WHAT YOU WILL DO –
Reproduce exactly the lines starting at the line that contains "Reproduce this chart with D3.js." and ending at the line that contains "30, 40, 50];". Omit pictures.

ENTRIES PROVIDED –
-- -- --
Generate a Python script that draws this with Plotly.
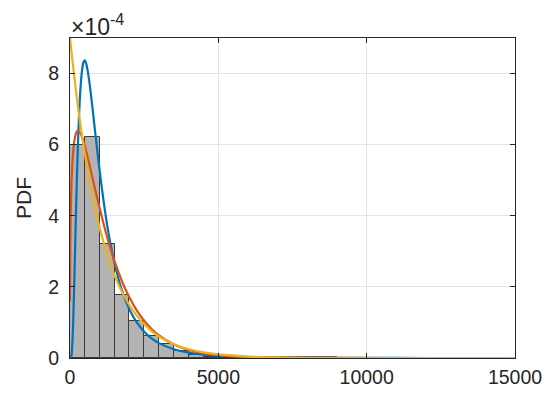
-- -- --
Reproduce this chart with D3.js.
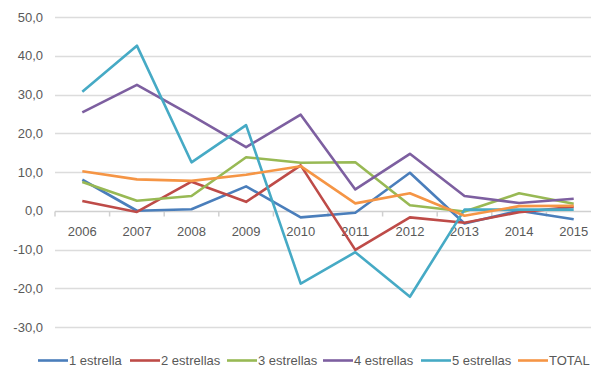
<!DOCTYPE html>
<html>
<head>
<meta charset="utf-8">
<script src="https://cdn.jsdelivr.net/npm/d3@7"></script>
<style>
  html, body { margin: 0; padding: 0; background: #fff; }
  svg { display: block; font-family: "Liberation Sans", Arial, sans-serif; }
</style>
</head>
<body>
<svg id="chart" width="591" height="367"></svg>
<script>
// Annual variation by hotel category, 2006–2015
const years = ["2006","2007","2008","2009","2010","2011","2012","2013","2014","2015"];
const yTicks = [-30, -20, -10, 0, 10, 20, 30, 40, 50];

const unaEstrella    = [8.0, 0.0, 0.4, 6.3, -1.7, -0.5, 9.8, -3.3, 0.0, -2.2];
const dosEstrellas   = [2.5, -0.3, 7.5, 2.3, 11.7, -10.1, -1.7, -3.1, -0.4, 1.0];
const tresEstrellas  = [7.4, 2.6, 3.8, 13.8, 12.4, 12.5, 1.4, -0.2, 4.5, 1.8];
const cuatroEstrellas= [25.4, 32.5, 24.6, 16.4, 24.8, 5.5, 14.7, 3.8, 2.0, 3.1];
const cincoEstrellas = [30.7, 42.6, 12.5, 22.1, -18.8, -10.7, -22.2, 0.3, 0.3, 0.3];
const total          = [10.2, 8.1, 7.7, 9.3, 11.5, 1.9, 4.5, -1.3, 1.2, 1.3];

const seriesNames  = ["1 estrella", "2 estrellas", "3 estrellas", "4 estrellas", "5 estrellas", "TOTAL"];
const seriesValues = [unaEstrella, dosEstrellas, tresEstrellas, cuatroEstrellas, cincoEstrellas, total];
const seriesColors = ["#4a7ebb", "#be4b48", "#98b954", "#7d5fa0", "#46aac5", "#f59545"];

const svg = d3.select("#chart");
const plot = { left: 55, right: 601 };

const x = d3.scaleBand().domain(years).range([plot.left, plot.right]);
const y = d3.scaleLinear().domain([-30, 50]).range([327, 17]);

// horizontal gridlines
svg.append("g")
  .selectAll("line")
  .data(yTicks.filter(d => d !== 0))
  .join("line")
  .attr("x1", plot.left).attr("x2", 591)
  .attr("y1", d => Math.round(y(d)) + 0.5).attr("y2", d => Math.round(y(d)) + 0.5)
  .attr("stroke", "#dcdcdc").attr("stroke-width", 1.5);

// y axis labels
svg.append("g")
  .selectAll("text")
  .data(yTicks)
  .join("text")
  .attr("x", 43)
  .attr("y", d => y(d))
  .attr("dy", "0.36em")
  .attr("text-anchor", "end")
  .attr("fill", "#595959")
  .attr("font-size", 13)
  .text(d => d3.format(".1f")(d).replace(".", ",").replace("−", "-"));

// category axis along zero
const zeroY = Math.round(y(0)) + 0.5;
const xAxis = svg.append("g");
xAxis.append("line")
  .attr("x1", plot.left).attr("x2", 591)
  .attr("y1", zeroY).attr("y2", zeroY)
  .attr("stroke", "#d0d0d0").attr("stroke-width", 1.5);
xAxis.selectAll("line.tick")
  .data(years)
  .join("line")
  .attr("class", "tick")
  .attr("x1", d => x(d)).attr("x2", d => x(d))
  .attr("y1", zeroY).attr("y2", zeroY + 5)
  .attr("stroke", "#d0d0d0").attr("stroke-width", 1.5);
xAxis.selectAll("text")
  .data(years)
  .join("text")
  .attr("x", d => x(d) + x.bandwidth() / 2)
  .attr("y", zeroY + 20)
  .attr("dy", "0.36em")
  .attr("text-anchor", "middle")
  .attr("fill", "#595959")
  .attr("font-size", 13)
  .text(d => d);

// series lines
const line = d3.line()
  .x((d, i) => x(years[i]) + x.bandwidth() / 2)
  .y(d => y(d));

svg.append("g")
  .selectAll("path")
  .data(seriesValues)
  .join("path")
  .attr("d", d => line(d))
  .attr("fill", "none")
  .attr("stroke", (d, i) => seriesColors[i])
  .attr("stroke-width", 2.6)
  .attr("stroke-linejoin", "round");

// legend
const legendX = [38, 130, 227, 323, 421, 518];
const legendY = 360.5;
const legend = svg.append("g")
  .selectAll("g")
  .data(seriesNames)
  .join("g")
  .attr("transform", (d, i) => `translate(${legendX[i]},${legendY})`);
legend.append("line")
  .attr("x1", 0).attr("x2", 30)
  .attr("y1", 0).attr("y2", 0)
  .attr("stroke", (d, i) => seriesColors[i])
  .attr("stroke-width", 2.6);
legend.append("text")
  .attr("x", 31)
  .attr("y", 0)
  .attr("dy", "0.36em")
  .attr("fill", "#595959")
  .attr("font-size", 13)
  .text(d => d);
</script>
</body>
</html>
-- -- --
TASK RESPONSE –
Reproduce this chart with D3.js.
<!DOCTYPE html>
<html>
<head>
<meta charset="utf-8">
<script src="https://cdn.jsdelivr.net/npm/d3@7"></script>
<style>
  html, body { margin: 0; padding: 0; background: #fff; }
  svg { display: block; font-family: "Liberation Sans", Arial, sans-serif; }
</style>
</head>
<body>
<svg id="chart" width="591" height="367"></svg>
<script>
// Annual variation by hotel category, 2006–2015
const years = ["2006","2007","2008","2009","2010","2011","2012","2013","2014","2015"];
const yTicks = [-30, -20, -10, 0, 10, 20, 30, 40, 50];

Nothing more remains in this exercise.